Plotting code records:
--------------------------------------------------

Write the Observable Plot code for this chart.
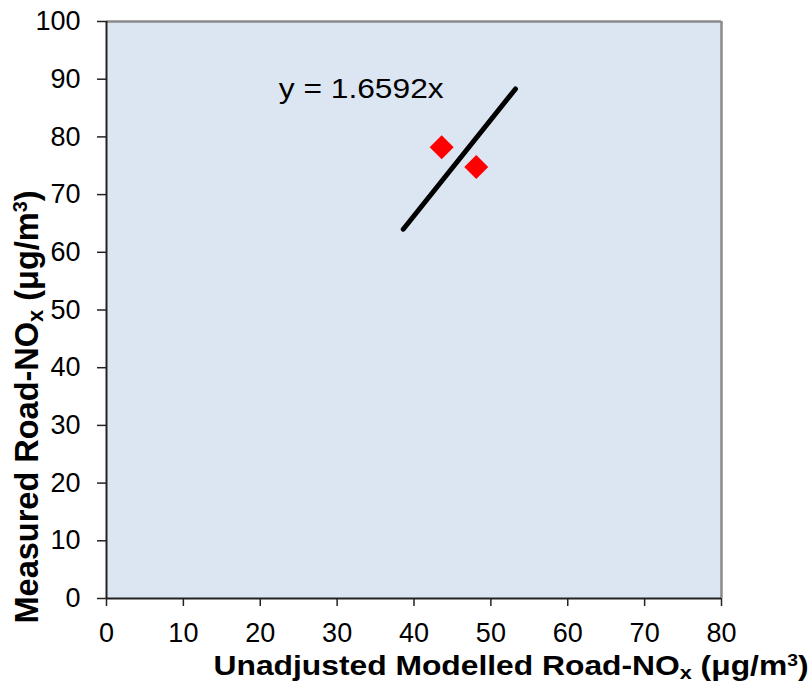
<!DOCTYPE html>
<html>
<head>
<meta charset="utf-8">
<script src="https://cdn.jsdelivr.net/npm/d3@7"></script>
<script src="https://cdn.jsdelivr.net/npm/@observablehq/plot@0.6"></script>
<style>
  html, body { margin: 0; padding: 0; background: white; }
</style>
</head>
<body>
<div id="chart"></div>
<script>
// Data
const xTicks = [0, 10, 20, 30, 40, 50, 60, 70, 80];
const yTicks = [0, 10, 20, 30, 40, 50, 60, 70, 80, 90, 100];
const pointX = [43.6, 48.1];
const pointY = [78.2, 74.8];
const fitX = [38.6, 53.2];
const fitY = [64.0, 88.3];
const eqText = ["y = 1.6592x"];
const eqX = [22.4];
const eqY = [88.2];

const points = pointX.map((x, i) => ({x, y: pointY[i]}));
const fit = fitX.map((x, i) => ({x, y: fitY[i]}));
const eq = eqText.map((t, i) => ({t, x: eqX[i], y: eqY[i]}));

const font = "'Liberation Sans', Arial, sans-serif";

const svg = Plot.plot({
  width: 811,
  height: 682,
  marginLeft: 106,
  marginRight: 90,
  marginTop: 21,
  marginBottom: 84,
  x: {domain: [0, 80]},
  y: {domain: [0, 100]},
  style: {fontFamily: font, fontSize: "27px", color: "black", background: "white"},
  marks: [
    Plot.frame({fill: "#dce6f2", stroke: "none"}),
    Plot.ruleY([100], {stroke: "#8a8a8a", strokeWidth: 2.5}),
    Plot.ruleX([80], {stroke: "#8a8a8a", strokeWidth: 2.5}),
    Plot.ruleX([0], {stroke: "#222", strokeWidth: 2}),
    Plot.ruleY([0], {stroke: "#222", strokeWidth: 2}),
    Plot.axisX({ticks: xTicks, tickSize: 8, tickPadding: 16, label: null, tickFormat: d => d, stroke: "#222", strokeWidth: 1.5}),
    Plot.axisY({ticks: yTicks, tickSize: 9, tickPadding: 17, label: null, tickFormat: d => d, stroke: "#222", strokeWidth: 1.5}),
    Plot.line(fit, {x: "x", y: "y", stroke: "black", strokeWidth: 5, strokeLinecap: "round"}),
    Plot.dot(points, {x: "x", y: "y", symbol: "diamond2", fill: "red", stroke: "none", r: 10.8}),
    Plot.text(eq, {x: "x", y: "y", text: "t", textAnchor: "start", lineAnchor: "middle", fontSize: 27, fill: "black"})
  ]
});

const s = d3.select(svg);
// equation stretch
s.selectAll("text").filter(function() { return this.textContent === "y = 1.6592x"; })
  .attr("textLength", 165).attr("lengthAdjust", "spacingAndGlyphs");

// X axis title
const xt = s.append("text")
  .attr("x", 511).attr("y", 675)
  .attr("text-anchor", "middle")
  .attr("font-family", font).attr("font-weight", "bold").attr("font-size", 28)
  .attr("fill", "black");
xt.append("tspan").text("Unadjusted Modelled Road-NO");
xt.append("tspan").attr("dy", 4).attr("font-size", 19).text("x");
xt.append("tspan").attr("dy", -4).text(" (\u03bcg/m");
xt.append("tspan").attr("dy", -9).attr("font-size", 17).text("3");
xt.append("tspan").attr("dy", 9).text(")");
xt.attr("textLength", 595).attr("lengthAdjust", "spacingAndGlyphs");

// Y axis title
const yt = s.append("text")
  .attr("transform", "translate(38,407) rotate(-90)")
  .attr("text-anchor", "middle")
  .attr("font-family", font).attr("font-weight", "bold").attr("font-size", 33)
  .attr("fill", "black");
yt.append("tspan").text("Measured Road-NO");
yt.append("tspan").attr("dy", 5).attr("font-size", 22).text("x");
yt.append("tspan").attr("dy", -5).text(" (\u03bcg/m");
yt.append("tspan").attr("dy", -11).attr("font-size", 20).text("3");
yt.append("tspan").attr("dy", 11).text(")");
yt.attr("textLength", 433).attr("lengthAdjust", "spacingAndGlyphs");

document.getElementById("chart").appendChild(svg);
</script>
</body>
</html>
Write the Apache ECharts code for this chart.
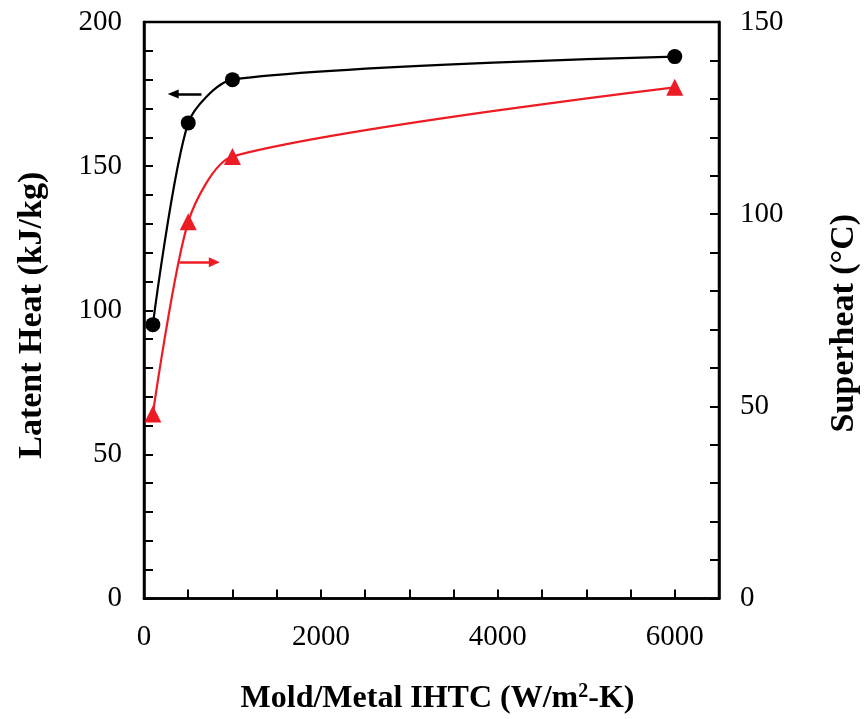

--------------------------------------------------

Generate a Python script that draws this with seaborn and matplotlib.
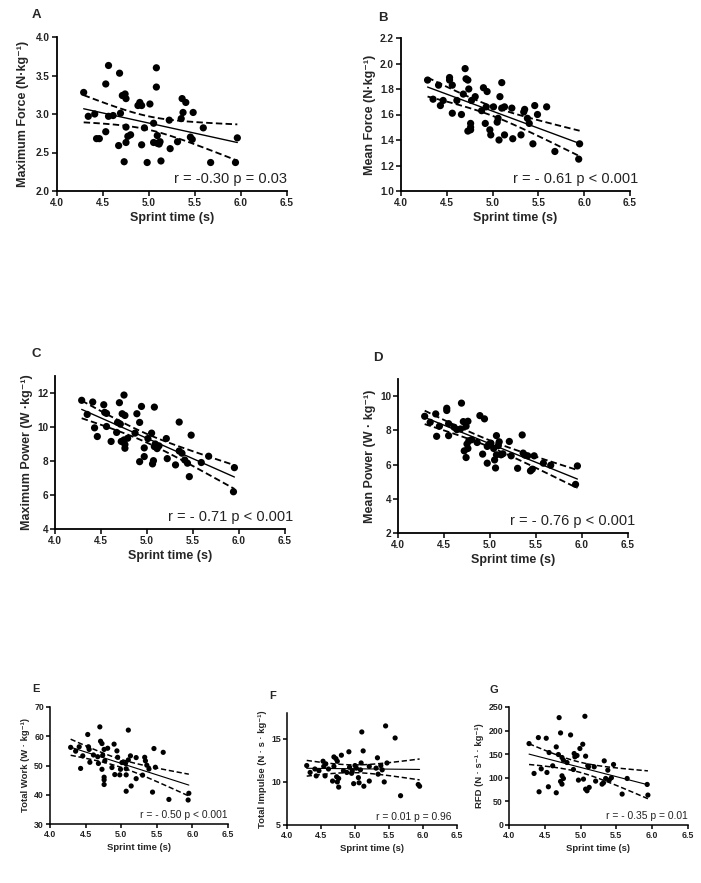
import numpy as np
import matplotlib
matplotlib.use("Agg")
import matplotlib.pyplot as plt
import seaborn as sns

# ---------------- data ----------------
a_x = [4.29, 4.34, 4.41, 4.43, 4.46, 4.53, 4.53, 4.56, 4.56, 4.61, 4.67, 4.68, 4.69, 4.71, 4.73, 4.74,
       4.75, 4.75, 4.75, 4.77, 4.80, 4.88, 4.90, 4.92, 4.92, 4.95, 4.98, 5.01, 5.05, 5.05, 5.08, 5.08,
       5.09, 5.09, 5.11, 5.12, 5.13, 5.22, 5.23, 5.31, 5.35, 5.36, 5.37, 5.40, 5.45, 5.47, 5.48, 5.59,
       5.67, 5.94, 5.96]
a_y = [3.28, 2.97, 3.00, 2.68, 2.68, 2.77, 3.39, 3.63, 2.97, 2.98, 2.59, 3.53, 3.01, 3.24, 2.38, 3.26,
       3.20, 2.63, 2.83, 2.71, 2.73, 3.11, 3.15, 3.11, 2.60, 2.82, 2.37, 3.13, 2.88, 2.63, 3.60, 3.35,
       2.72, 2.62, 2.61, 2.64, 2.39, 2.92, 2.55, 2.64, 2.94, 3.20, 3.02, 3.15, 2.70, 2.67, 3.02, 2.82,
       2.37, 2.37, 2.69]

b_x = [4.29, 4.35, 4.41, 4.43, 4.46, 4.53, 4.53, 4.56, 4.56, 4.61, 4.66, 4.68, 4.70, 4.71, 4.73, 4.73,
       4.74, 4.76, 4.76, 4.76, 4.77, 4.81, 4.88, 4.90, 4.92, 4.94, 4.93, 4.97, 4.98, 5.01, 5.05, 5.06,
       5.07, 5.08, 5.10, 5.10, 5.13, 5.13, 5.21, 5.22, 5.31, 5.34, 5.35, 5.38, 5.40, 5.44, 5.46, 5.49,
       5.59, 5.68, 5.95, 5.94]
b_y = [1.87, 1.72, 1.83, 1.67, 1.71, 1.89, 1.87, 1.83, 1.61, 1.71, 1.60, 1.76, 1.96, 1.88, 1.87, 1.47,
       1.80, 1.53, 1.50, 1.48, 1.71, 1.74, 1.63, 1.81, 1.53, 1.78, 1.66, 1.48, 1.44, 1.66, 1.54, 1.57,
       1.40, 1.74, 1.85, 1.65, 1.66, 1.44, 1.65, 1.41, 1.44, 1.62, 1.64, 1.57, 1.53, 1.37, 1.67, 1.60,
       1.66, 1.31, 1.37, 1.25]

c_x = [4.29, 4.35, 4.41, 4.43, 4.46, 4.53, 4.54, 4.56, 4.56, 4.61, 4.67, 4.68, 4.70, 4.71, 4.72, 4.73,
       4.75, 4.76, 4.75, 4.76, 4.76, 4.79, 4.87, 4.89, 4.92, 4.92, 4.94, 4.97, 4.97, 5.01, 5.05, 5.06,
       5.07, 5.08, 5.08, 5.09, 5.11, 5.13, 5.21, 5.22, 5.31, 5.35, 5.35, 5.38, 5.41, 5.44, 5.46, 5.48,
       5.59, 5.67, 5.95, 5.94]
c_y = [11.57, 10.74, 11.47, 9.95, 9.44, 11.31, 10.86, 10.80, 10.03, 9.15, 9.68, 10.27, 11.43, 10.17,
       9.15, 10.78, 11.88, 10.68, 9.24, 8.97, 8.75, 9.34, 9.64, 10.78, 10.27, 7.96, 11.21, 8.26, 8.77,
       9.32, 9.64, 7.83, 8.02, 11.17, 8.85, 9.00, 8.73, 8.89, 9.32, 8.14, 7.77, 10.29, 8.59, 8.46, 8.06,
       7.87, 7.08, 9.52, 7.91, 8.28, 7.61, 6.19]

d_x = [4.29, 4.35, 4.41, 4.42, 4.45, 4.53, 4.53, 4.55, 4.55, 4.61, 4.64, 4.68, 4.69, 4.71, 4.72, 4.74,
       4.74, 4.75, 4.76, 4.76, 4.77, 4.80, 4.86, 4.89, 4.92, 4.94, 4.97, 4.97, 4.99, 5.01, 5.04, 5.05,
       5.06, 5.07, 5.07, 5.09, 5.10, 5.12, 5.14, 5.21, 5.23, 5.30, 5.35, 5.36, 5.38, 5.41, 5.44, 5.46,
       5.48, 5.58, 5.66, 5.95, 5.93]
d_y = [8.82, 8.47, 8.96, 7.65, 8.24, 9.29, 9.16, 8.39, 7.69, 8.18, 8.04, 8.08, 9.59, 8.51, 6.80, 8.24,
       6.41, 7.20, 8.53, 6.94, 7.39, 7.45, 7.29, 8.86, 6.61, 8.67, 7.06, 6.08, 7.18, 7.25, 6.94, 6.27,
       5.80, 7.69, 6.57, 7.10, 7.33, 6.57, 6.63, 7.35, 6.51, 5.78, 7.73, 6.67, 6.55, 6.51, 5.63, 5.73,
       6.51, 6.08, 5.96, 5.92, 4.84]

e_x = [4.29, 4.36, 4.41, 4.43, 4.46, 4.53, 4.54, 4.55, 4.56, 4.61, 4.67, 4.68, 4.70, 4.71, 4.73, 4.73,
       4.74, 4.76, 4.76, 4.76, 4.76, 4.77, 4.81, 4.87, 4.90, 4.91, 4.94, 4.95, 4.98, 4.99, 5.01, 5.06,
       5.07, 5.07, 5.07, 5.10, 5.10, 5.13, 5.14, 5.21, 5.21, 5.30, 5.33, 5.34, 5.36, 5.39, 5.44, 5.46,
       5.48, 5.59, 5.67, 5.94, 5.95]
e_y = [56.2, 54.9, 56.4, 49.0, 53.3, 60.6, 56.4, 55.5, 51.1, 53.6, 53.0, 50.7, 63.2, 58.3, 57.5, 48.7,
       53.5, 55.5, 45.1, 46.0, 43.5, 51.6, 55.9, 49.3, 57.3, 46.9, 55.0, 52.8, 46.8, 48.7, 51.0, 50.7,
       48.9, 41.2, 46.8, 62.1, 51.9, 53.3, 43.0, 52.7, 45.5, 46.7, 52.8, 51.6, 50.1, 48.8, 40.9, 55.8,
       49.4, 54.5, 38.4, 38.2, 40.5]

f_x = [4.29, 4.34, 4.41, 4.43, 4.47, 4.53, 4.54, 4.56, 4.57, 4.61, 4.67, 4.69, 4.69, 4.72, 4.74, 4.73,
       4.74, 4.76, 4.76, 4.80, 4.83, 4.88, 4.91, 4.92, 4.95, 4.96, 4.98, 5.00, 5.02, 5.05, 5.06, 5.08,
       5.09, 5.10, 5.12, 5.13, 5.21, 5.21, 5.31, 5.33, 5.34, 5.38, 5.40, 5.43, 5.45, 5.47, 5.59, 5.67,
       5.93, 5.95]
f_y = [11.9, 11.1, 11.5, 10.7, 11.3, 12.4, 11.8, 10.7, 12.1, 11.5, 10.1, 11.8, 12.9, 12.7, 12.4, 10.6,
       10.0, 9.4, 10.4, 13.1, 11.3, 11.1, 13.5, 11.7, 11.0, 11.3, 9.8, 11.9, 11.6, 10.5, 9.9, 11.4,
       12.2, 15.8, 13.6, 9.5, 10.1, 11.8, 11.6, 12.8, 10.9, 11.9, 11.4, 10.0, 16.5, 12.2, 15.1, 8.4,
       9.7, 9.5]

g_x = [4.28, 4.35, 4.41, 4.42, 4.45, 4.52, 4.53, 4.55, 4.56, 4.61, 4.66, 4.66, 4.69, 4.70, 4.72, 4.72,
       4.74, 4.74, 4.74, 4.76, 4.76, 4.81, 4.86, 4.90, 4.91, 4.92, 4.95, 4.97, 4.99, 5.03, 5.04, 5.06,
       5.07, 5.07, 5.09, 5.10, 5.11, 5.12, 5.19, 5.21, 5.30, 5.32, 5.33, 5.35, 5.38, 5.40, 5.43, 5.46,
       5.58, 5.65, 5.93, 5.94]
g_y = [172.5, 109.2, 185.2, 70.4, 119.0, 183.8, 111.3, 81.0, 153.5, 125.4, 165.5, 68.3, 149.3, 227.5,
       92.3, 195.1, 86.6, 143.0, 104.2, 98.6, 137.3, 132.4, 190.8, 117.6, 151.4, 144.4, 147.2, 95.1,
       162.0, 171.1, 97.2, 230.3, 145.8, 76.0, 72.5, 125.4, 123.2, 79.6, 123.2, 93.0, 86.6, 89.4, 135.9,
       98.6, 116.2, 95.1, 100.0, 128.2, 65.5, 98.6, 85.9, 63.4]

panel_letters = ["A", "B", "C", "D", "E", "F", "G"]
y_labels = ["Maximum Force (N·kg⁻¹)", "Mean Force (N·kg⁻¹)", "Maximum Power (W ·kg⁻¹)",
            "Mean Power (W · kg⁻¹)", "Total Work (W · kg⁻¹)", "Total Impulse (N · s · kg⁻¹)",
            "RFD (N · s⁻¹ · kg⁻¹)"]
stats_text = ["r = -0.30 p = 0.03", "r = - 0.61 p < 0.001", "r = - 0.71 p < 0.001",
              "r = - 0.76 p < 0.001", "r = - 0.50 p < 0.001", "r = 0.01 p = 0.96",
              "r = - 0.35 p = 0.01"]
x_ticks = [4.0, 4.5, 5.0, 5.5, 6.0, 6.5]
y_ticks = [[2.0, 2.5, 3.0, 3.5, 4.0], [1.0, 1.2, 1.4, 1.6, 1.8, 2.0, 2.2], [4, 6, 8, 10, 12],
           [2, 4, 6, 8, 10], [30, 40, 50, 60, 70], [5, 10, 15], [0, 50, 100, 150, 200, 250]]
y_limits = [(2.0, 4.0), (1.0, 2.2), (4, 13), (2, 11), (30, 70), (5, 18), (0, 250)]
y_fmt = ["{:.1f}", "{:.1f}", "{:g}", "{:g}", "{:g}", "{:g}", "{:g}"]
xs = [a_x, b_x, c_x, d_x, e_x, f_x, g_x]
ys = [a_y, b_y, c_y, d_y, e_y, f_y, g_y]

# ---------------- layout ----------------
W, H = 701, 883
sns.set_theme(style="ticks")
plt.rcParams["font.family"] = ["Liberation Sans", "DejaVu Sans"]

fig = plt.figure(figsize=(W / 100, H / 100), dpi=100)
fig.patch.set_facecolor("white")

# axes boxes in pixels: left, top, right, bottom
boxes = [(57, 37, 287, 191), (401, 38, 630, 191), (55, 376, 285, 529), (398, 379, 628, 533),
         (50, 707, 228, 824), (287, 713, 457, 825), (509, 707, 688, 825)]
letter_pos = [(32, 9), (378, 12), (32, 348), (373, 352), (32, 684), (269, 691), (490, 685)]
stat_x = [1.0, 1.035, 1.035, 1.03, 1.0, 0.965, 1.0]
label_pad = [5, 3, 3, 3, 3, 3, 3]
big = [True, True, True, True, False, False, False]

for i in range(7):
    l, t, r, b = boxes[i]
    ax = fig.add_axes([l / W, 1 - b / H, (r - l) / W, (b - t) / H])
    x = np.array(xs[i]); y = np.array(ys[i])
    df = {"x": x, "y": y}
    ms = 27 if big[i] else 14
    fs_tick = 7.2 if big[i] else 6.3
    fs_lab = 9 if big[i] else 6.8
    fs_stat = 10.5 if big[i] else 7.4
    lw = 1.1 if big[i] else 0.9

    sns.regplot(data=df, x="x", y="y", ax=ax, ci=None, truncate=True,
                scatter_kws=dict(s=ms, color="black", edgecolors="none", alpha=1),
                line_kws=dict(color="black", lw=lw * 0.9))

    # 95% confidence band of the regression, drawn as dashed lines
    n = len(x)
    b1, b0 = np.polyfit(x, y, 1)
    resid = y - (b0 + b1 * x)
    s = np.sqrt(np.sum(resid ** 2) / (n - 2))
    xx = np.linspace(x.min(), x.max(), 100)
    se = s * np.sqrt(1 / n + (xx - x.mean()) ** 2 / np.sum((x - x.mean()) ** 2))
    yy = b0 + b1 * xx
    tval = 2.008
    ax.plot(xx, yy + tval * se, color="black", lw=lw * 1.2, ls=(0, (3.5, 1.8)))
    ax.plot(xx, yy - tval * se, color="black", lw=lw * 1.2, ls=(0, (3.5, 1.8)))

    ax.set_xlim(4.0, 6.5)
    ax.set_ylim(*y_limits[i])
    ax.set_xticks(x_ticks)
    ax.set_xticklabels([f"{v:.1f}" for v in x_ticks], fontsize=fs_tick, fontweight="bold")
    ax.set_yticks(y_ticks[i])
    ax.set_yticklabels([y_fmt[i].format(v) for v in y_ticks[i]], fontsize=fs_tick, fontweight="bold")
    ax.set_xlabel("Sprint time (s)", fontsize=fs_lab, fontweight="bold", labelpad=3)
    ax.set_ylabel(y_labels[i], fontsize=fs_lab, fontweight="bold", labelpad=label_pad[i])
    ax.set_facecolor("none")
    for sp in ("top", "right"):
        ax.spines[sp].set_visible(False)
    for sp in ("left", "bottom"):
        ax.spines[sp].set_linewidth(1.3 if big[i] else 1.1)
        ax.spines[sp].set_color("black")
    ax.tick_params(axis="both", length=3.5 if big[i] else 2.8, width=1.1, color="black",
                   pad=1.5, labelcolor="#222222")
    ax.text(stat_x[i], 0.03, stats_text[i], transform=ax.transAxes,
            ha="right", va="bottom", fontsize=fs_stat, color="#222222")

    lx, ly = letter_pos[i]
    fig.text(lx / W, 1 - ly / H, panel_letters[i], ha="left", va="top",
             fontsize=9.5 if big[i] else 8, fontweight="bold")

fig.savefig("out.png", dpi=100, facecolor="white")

--------------------------------------------------

__Task goal__. Count the lines above that contain the word "Write", and give only that number.

__Solution__. 2